2022-2026 ASPR Strategic Plan


ASPR must be ready to execute public health and medical missions in response to a wide variety of human-caused and naturally occurring threats and hazards. Preparedness as a process involves a continuous cycle of planning, organizing, training, equipping, exercising, evaluating, and taking corrective action to ensure an effective response. ASPR will continue to prepare for current and future threats by ensuring its portfolio of validated capabilities integrates with and enhances those of federal, state, local, tribal, and territorial (SLTT), and healthcare and public health partners.

ASPR is improving healthcare readiness and our medical surge capacity by leveraging and expanding upon established investments in healthcare preparedness capabilities. ASPR is also working to protect the country against potential known and unknown threats by accelerating the development and stockpiling of lifesaving medical countermeasures (MCMs) that can be readily adapted for and used against new threats. Finally, ASPR is helping communities better anticipate public health and medical needs during disasters by providing comprehensible, data-driven tools that can be used immediately to inform decision-making.

SNS Supplies being off loaded from a supply plane 

While we do not know what the next crisis will be, we do know that ASPR will respond. ASPR’s preparedness capabilities must be resilient and adaptable to a wide variety of threats.
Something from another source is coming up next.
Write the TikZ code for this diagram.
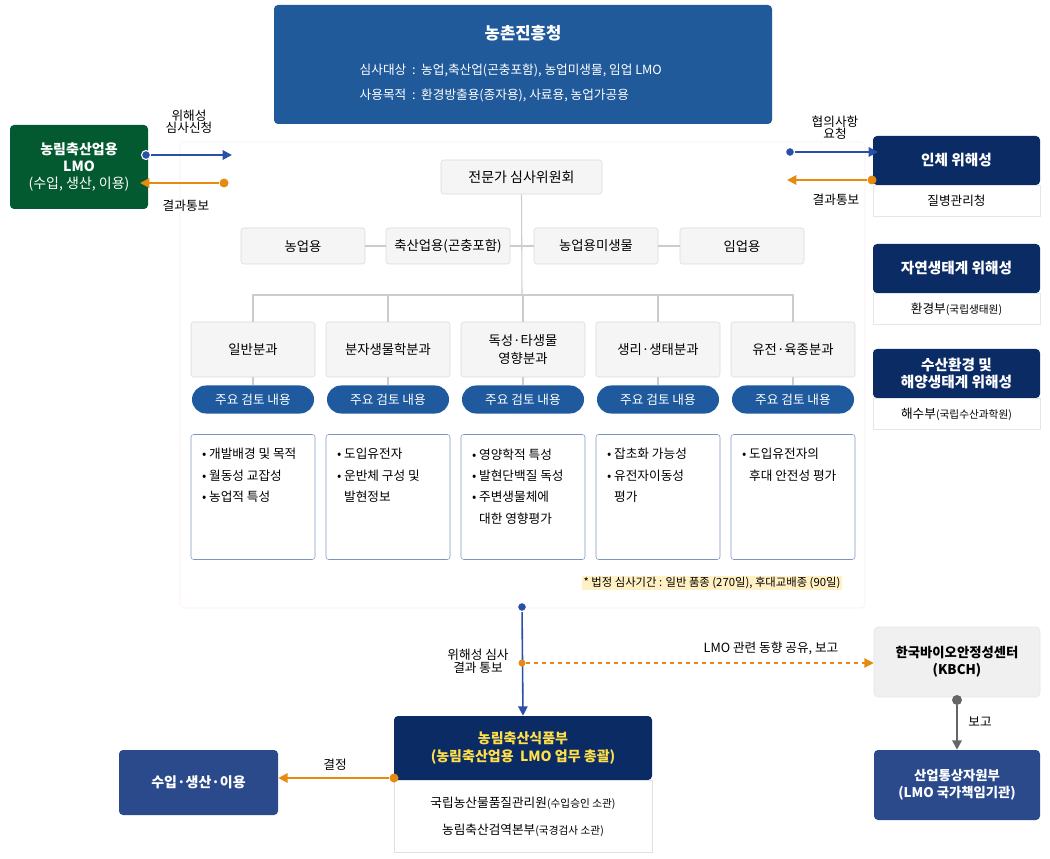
\documentclass[tikz,border=0pt]{standalone}
\usepackage{fontspec}
\setmainfont{Noto Sans CJK KR}
\usetikzlibrary{arrows.meta,positioning}
\definecolor{topblue}{HTML}{215A9B}
\definecolor{green}{HTML}{035A30}
\definecolor{navy}{HTML}{0B2B65}
\definecolor{midblue}{HTML}{2B4A8C}
\definecolor{pill}{HTML}{1F5A9E}
\definecolor{orng}{HTML}{E68A12}
\definecolor{arblue}{HTML}{2A4FA8}
\definecolor{gbox}{HTML}{F5F5F5}
\definecolor{gline}{HTML}{CCCCCC}
\definecolor{cbord}{HTML}{7B95C0}
\definecolor{ylw}{HTML}{FFF1C4}
\definecolor{txty}{HTML}{FFE04A}
\begin{document}
\begin{tikzpicture}[x=0.75pt,y=-0.75pt,
 bx/.style n args={2}{rectangle,inner sep=0pt,minimum width=#1*0.75pt,minimum height=#2*0.75pt,align=center},
 gray box/.style={bx={124}{36},draw=gline!70,fill=gbox,rounded corners=2pt,font=\fontsize{10}{12}\selectfont},
 div/.style={bx={124}{55},draw=gline!70,fill=gbox,rounded corners=2pt,font=\fontsize{10}{13}\selectfont},
 pillst/.style={bx={122}{28},fill=pill,rounded corners=14*0.75pt,text=white,font=\fontsize{9.5}{11}\selectfont},
 cbox/.style={bx={124}{125},draw=cbord,rounded corners=2pt},
 dark/.style={bx={167}{49},fill=navy,text=white,rounded corners=3pt,font=\bfseries\fontsize{11}{13}\selectfont},
 sub/.style={bx={167}{31},draw=gline!50,fill=white,font=\fontsize{9.5}{11}\selectfont},
 lbl/.style={font=\fontsize{9.5}{11}\selectfont,align=center,inner sep=1pt},
 item/.style={font=\fontsize{9.5}{16}\selectfont,align=left,anchor=north west,inner sep=0pt},
 conn/.style={gline,line width=0.8pt},
 dotb/.style={circle,fill=arblue,draw=white,line width=0.8pt,inner sep=0pt,minimum size=9*0.75pt},
 doto/.style={circle,fill=orng,inner sep=0pt,minimum size=9*0.75pt},
 ab/.style={arblue,line width=1.5pt,-{Triangle[length=7pt,width=7pt]}},
 ao/.style={orng,line width=1.5pt,-{Triangle[length=7pt,width=7pt]}}]
\useasboundingbox (0,0) rectangle (1050,859);
% panel
\node[bx={685}{466},draw=red!8,rounded corners=3pt] (panel) at (522.5,375) {};
% top
\node[bx={498}{119},fill=topblue,rounded corners=3pt,text=white] (rda) at (523,64.5) {};
\node[text=white,font=\bfseries\fontsize{12.5}{14}\selectfont] (rdat) at (523,33) {농촌진흥청};
\node[text=white,font=\fontsize{9.5}{11}\selectfont,anchor=west] (rda1) at (355,70) {심사대상\ \ :\ \ 농업,축산업(곤충포함), 농업미생물, 임업 LMO};
\node[text=white,font=\fontsize{9.5}{11}\selectfont,anchor=west] (rda2) at (355,95) {사용목적\ \ :\ \ 환경방출용(종자용), 사료용, 농업가공용};
% green
\node[bx={138}{84},fill=green,rounded corners=3pt,text=white,font=\fontsize{10.5}{13}\selectfont] (lmo) at (79,167) {\textbf{농림축산업용}\\\textbf{LMO}\\(수입, 생산, 이용)};
\node[dotb] (d1) at (146,155) {};
\coordinate (e1) at (232,155);
\draw[ab] (d1) -- (e1);
\node[doto] (d2) at (224,183) {};
\coordinate (e2) at (140,183);
\draw[ao] (d2) -- (e2);
\node[lbl] (l1) at (189,122) {위해성\\[-2pt]심사신청};
\node[lbl] (l2) at (186,206) {결과통보};
% right agencies
\node[dark] (h1) at (956.5,160.5) {인체 위해성};
\node[sub,anchor=north] (h1s) at (h1.south) {질병관리청};
\node[dark] (h2) at (956.5,268.5) {자연생태계 위해성};
\node[sub,anchor=north] (h2s) at (h2.south) {환경부{\fontsize{8}{10}\selectfont(국립생태원)}};
\node[dark,font=\bfseries\fontsize{11}{12.5}\selectfont] (h3) at (956.5,373.5) {수산환경 및\\해양생태계 위해성};
\node[sub,anchor=north] (h3s) at (h3.south) {해수부{\fontsize{8}{10}\selectfont(국립수산과학원)}};
\node[dotb] (d3) at (790,152) {};
\coordinate (e3) at (878,152);
\draw[ab] (d3) -- (e3);
\node[doto] (d4) at (872,180) {};
\coordinate (e4) at (787,180);
\draw[ao] (d4) -- (e4);
\node[lbl] (l3) at (835,128) {협의사항\\[-2pt]요청};
\node[lbl] (l4) at (836,200) {결과통보};
% committee
\node[bx={161}{34},draw=gline!70,fill=gbox,rounded corners=2pt,font=\fontsize{10.5}{12}\selectfont] (com) at (521.5,177) {전문가 심사위원회};
\node[gray box] (u1) at (303,246) {농업용};
\node[gray box] (u2) at (448,246) {축산업용(곤충포함)};
\node[gray box] (u3) at (596,246) {농업용미생물};
\node[gray box] (u4) at (742,246) {임업용};
\draw[conn] (u1) -- (u2); \draw[conn] (u2) -- (u3); \draw[conn] (u3) -- (u4);
\coordinate (j) at (522,295);
\draw[conn] (com.south) -- (j);
\node[div] (v1) at (253,349.5) {일반분과};
\node[div] (v2) at (388,349.5) {분자생물학분과};
\node[div] (v3) at (523,349.5) {독성·타생물\\영향분과};
\node[div] (v4) at (658,349.5) {생리·생태분과};
\node[div] (v5) at (793,349.5) {유전·육종분과};
\draw[conn] (v1.north) |- (j) -| (v5.north);
\foreach \i in {2,3,4}{\draw[conn] (v\i.north) -- (v\i.north |- j);}
\foreach \i in {1,...,5}{
 \node[pillst] (p\i) at ([yshift=-50*0.75pt]v\i.center) {주요 검토 내용};
 \draw[conn] (v\i.south) -- (p\i.north);
 \node[cbox] (c\i) at ([yshift=-147.5*0.75pt]v\i.center) {};
}
\node[item] (t1) at ([xshift=11*0.75pt,yshift=-14*0.75pt]c1.north west) {•\ 개발배경 및 목적\\•\ 월동성 교잡성\\•\ 농업적 특성};
\node[item] (t2) at ([xshift=11*0.75pt,yshift=-14*0.75pt]c2.north west) {•\ 도입유전자\\•\ 운반체 구성 및\\\phantom{•\ }발현정보};
\node[item] (t3) at ([xshift=11*0.75pt,yshift=-14*0.75pt]c3.north west) {•\ 영양학적 특성\\•\ 발현단백질 독성\\•\ 주변생물체에\\\phantom{•\ }대한 영향평가};
\node[item] (t4) at ([xshift=11*0.75pt,yshift=-14*0.75pt]c4.north west) {•\ 잡초화 가능성\\•\ 유전자이동성\\\phantom{•\ }평가};
\node[item] (t5) at ([xshift=11*0.75pt,yshift=-14*0.75pt]c5.north west) {•\ 도입유전자의\\\phantom{•\ }후대 안전성 평가};
\node[fill=ylw,inner sep=1pt,font=\fontsize{8.5}{10}\selectfont] (note) at (712,583) {* 법정 심사기간 : 일반 품종 (270일), 후대교배종 (90일)};
% bottom
\node[dotb] (d5) at (522,607) {};
\node[bx={258}{64},fill=navy,rounded corners=3pt,text=txty,font=\bfseries\fontsize{10.5}{13}\selectfont] (maf) at (523,748) {농림축산식품부\\(농림축산업용\ \ LMO 업무 총괄)};
\node[bx={258}{72},draw=gline!60,fill=white,anchor=north,font=\fontsize{9.5}{20}\selectfont] (mafs) at (maf.south) {국립농산물품질관리원{\fontsize{8}{10}\selectfont(수입승인 소관)}\\농림축산검역본부{\fontsize{8}{10}\selectfont(국경검사 소관)}};
\draw[ab,line width=1.2pt] (d5) -- (maf.north);
\node[lbl] (l5) at (478,661) {위해성 심사\\[-1pt]결과 통보};
\node[doto,minimum size=7*0.75pt] (d6) at (522,663) {};
\node[bx={166}{70},fill=gray!12,draw=gray!20,rounded corners=3pt,font=\bfseries\fontsize{10}{12.5}\selectfont] (kb) at (957,662) {한국바이오안정성센터\\(KBCH)};
\draw[orng,dashed,line width=0.9pt,-{Triangle[length=7pt,width=7pt]}] (d6) -- (kb.west |- d6);
\node[lbl] (l6) at (771,648) {LMO 관련 동향 공유, 보고};
\node[bx={166}{70},fill=midblue,rounded corners=3pt,text=white,font=\bfseries\fontsize{10}{12.5}\selectfont] (motie) at (957,785) {산업통상자원부\\(LMO 국가책임기관)};
\node[circle,fill=gray!80!black,inner sep=0pt,minimum size=10*0.75pt] (d7) at (957,700) {};
\draw[gray!80!black,line width=1.5pt,-{Triangle[length=7pt,width=7pt]}] (d7) -- (motie.north);
\node[lbl] (l7) at (980,722) {보고};
\node[bx={159}{65},fill=midblue,rounded corners=3pt,text=white,font=\bfseries\fontsize{10.5}{12}\selectfont] (imp) at (198.5,782.5) {수입·생산·이용};
\node[doto] (d8) at (394,778) {};
\draw[ao] (d8) -- (imp.east |- d8);
\node[lbl] (l8) at (335,765) {결정};
\end{tikzpicture}
\end{document}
Objective 1.1 Key Milestones:

  1. Identify all likely national health security threats—both human-made and naturally occurring—and ensure that ASPR has a response plan in place for each of the threats. In addition, a general set of protocols should be put in place to handle responses to unanticipated threats.
  2. Develop and secure necessary public health emergency and other disaster capabilities, including the needed people, facilities, processes, resources, and assets to prepare for all relevant national health security threats identified above.
  3. Accelerate the advanced development and procurement of MCMs and, in collaboration with our HHS colleagues at CDC and FDA, develop utilization strategies that best protect the nation against future or emerging threats.
  4. Create protocols to expand the healthcare system's ability to surge and adapt during a response, including during novel and simultaneous threats.